-- START --
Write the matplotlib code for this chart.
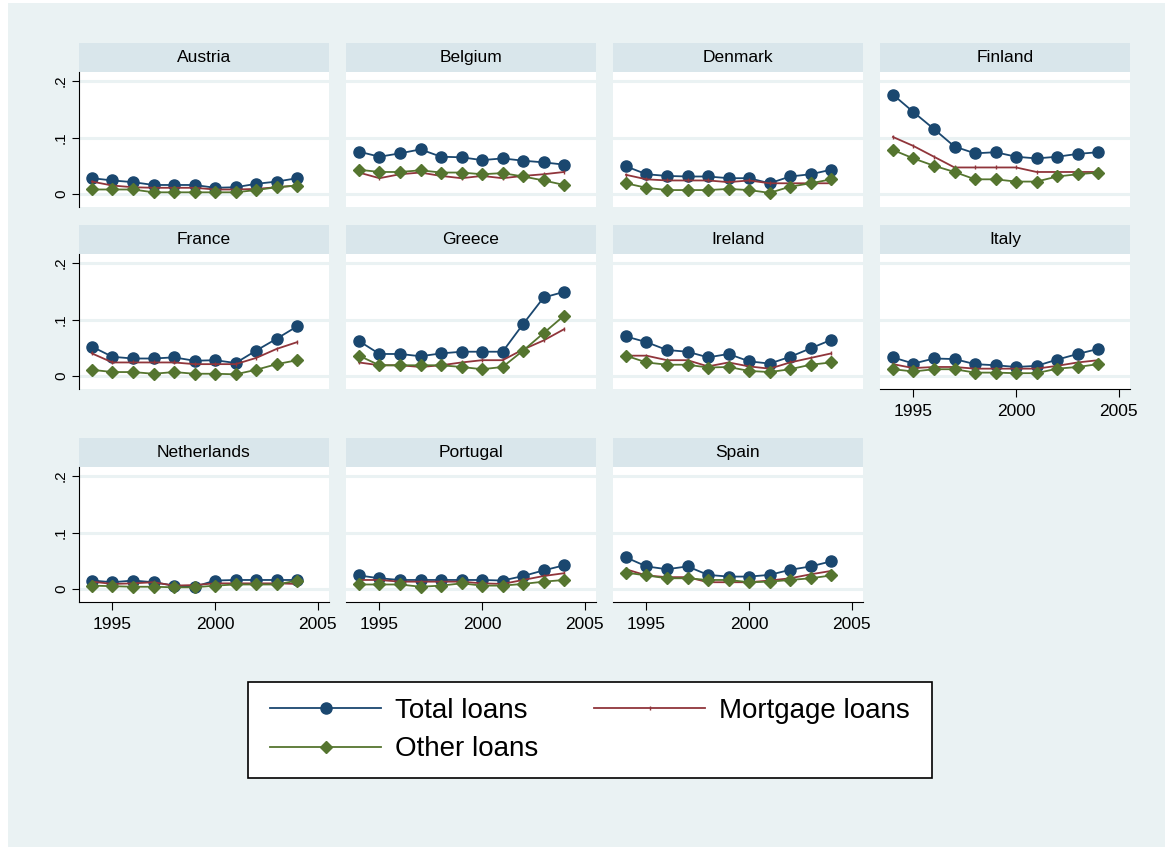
-- END --
-- START --
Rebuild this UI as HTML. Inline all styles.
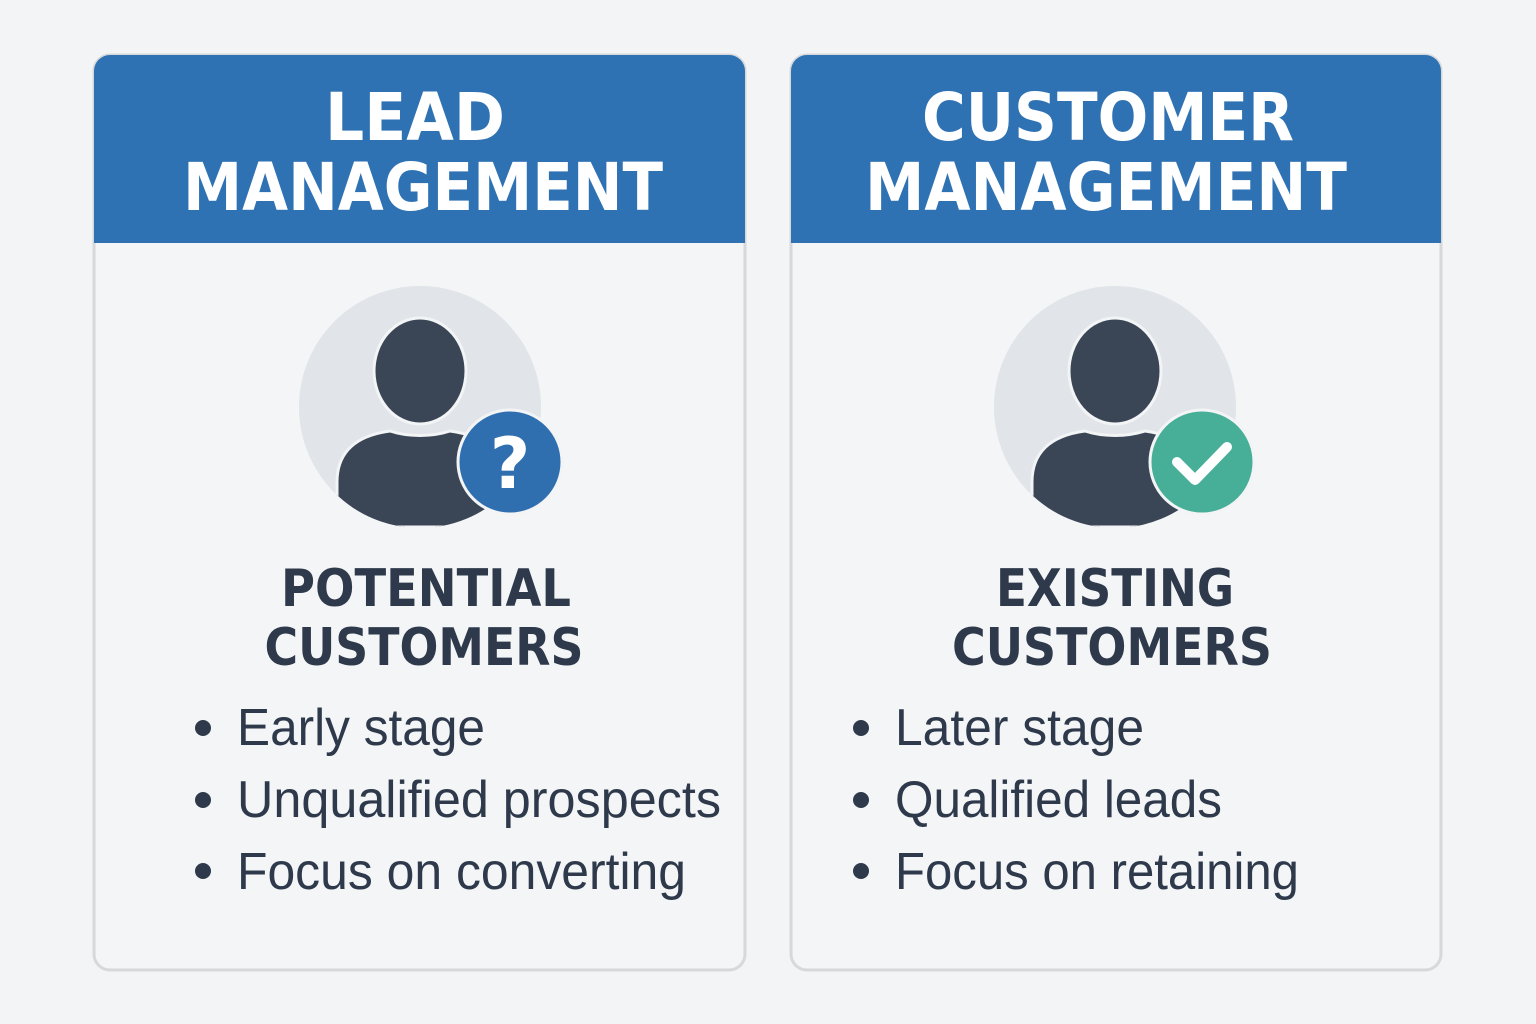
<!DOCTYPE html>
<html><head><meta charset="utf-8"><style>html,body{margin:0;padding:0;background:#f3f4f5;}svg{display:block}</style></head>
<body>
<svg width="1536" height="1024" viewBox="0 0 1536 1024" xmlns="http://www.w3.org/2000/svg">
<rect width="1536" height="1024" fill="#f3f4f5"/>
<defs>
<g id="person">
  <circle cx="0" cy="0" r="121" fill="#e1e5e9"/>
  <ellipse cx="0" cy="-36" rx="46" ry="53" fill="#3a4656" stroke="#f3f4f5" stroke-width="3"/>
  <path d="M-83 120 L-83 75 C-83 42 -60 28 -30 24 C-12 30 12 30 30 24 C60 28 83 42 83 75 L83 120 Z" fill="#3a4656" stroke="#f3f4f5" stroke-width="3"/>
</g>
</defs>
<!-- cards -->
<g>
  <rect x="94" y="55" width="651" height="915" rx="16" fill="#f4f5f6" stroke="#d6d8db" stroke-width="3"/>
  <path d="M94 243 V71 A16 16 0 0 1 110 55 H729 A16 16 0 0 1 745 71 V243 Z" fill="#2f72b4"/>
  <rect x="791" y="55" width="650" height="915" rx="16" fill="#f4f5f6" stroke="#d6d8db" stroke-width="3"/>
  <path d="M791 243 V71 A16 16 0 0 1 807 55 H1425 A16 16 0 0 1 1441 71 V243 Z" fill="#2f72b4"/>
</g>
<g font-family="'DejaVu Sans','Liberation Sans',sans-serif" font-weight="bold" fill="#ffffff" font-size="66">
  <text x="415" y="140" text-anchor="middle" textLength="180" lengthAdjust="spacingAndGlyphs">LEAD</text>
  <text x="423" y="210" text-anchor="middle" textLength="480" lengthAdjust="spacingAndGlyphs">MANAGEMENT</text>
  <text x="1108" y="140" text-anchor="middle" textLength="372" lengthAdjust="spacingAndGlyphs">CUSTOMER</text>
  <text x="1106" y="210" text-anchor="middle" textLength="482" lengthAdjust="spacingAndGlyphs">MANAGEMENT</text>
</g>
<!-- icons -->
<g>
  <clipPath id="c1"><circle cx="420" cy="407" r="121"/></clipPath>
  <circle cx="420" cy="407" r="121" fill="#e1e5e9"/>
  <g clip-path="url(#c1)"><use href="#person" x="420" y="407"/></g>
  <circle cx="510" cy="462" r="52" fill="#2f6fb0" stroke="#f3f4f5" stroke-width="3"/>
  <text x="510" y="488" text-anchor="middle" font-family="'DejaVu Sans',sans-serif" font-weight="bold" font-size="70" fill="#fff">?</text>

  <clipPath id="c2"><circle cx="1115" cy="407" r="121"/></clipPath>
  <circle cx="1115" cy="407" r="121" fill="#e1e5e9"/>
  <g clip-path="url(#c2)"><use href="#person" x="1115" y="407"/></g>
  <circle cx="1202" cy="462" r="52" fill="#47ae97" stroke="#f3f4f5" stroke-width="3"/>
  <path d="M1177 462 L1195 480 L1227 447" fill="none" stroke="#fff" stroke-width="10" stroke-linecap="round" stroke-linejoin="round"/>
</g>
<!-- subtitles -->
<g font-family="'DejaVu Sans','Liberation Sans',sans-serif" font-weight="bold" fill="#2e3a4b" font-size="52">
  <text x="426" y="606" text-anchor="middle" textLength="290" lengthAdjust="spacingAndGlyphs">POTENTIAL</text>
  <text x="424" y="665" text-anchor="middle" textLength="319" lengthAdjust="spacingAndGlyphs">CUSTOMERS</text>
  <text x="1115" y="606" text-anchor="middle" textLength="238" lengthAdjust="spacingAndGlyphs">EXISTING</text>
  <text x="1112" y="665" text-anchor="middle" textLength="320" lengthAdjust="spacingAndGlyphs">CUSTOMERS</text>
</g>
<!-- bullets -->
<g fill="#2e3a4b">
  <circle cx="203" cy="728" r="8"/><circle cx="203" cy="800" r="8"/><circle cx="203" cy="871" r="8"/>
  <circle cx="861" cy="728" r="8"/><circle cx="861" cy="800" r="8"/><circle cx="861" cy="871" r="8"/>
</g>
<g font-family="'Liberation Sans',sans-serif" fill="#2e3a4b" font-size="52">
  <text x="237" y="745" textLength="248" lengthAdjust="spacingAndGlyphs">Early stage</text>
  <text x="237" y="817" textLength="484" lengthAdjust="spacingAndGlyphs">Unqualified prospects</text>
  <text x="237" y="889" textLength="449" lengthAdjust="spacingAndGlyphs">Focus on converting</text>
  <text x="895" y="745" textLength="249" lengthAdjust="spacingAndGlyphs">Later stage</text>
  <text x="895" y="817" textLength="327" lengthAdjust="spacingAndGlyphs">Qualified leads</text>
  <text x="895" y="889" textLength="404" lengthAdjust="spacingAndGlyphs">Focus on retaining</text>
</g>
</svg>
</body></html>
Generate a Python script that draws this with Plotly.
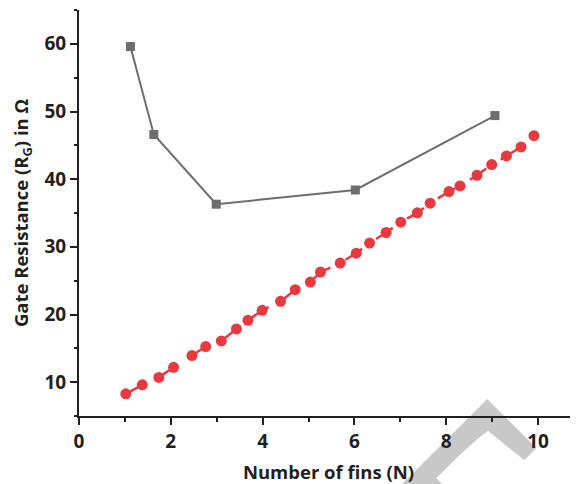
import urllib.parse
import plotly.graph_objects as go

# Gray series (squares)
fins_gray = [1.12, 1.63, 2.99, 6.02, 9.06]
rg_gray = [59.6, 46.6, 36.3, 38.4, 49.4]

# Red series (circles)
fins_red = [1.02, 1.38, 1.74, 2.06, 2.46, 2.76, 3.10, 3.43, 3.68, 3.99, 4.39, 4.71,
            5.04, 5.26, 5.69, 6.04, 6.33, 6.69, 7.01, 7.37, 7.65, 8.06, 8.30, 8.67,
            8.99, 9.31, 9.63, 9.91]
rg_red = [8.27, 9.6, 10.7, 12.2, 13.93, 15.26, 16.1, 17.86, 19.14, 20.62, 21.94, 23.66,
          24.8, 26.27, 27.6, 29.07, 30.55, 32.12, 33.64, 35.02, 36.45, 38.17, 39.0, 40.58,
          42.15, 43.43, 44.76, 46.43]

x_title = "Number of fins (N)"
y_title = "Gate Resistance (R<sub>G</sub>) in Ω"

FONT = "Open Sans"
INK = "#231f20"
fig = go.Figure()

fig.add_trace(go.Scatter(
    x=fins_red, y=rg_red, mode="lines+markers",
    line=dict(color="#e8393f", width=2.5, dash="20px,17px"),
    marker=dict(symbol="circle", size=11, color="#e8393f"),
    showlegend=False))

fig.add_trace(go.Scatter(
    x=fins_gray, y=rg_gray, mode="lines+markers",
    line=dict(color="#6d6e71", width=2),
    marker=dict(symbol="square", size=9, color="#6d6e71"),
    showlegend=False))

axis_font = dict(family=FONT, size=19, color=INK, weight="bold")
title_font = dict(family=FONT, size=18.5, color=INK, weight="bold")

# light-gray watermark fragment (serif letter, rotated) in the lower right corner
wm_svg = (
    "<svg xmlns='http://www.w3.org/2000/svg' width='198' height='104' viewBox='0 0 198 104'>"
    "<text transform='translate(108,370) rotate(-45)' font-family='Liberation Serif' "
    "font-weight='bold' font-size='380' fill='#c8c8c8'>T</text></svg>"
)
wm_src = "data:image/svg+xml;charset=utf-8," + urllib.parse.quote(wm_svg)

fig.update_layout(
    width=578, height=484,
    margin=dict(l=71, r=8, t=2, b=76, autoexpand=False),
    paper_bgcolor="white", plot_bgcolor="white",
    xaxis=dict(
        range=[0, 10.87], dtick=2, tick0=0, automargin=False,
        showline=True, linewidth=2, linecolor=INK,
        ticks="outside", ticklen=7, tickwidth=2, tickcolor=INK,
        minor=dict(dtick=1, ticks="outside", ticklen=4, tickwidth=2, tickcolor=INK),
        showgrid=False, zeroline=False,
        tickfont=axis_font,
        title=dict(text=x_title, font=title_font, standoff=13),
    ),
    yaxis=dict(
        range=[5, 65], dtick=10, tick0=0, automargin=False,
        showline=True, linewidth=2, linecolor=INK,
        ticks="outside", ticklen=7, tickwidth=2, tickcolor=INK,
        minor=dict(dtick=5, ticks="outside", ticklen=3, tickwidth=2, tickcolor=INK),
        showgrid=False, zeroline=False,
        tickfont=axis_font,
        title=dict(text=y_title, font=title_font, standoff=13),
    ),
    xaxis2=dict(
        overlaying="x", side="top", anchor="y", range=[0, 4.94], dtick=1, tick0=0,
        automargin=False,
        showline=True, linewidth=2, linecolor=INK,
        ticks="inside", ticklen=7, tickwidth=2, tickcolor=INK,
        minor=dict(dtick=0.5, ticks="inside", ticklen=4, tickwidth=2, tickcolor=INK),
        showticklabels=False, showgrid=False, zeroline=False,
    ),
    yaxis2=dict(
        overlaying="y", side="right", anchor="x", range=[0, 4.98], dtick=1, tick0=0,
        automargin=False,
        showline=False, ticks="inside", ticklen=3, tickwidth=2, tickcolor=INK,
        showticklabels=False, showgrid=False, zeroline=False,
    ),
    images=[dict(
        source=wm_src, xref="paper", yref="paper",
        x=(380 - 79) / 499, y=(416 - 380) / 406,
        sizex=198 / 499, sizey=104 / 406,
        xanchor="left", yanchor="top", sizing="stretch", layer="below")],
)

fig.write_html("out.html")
-- END --
-- START --
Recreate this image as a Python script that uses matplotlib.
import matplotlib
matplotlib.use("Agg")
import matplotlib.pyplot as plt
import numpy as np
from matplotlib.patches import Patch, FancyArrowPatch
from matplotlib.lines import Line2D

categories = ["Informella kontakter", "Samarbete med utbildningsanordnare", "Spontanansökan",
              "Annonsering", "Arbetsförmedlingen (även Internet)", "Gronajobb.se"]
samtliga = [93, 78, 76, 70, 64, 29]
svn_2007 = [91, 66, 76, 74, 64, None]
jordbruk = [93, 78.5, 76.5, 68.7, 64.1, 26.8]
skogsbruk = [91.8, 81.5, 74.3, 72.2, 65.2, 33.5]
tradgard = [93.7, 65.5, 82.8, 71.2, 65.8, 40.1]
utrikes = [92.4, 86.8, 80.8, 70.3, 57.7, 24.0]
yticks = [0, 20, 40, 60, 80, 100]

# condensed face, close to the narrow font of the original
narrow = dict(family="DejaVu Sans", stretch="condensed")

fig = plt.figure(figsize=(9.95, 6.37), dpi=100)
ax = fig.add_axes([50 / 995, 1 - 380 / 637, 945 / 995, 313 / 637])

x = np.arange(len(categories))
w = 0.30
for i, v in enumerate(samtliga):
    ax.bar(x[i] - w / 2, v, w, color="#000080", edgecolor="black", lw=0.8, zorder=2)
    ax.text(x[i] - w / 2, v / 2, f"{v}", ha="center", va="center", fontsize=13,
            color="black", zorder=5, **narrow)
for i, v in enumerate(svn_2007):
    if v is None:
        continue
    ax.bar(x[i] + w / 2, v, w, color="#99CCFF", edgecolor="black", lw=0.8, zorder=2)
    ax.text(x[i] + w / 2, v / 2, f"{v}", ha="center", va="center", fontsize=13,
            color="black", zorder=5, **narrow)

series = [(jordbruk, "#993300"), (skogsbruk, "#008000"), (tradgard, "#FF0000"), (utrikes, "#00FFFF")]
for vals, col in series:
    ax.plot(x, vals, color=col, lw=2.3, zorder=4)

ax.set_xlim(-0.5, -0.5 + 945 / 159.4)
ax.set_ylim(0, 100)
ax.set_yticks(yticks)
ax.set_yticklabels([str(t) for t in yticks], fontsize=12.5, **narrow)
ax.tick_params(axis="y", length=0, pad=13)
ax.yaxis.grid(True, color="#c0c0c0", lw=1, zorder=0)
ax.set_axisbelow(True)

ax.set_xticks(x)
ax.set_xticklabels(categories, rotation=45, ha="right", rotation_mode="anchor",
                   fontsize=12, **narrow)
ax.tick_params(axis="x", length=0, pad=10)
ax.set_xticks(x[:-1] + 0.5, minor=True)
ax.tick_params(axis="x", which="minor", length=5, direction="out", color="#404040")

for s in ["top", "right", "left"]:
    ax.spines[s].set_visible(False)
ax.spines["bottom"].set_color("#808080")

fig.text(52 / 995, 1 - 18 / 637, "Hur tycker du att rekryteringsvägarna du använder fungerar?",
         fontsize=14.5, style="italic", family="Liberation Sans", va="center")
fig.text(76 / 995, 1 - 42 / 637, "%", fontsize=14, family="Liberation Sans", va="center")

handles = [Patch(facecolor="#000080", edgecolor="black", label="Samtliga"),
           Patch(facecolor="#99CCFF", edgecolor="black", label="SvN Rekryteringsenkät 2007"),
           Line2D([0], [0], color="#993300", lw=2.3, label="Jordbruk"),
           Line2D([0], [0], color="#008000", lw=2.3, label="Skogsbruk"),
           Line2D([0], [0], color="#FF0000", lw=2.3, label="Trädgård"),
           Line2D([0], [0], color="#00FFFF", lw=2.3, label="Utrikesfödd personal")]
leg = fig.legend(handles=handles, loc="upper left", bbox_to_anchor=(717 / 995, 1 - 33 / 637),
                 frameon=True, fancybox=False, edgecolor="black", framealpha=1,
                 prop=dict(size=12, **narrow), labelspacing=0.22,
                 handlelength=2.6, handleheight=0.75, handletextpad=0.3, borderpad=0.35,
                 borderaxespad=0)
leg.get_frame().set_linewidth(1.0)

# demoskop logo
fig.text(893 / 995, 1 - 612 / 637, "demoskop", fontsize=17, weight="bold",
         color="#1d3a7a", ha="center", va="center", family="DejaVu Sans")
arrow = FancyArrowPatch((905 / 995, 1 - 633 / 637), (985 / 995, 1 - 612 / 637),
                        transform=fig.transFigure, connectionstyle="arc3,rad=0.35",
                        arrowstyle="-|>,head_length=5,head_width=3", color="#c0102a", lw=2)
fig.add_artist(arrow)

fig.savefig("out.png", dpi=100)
-- END --
• **WHAT YOU ARE ASKED TO DO**: Pictures in the material above should be skipped; print exactly the lines from the one with "Generate a Python" through the one with "fig = go.Figure()".

• **RESULT FOR THIS EXERCISE**:
Generate a Python script that draws this with Plotly.
import urllib.parse
import plotly.graph_objects as go

# Gray series (squares)
fins_gray = [1.12, 1.63, 2.99, 6.02, 9.06]
rg_gray = [59.6, 46.6, 36.3, 38.4, 49.4]

# Red series (circles)
fins_red = [1.02, 1.38, 1.74, 2.06, 2.46, 2.76, 3.10, 3.43, 3.68, 3.99, 4.39, 4.71,
            5.04, 5.26, 5.69, 6.04, 6.33, 6.69, 7.01, 7.37, 7.65, 8.06, 8.30, 8.67,
            8.99, 9.31, 9.63, 9.91]
rg_red = [8.27, 9.6, 10.7, 12.2, 13.93, 15.26, 16.1, 17.86, 19.14, 20.62, 21.94, 23.66,
          24.8, 26.27, 27.6, 29.07, 30.55, 32.12, 33.64, 35.02, 36.45, 38.17, 39.0, 40.58,
          42.15, 43.43, 44.76, 46.43]

x_title = "Number of fins (N)"
y_title = "Gate Resistance (R<sub>G</sub>) in Ω"

FONT = "Open Sans"
INK = "#231f20"
fig = go.Figure()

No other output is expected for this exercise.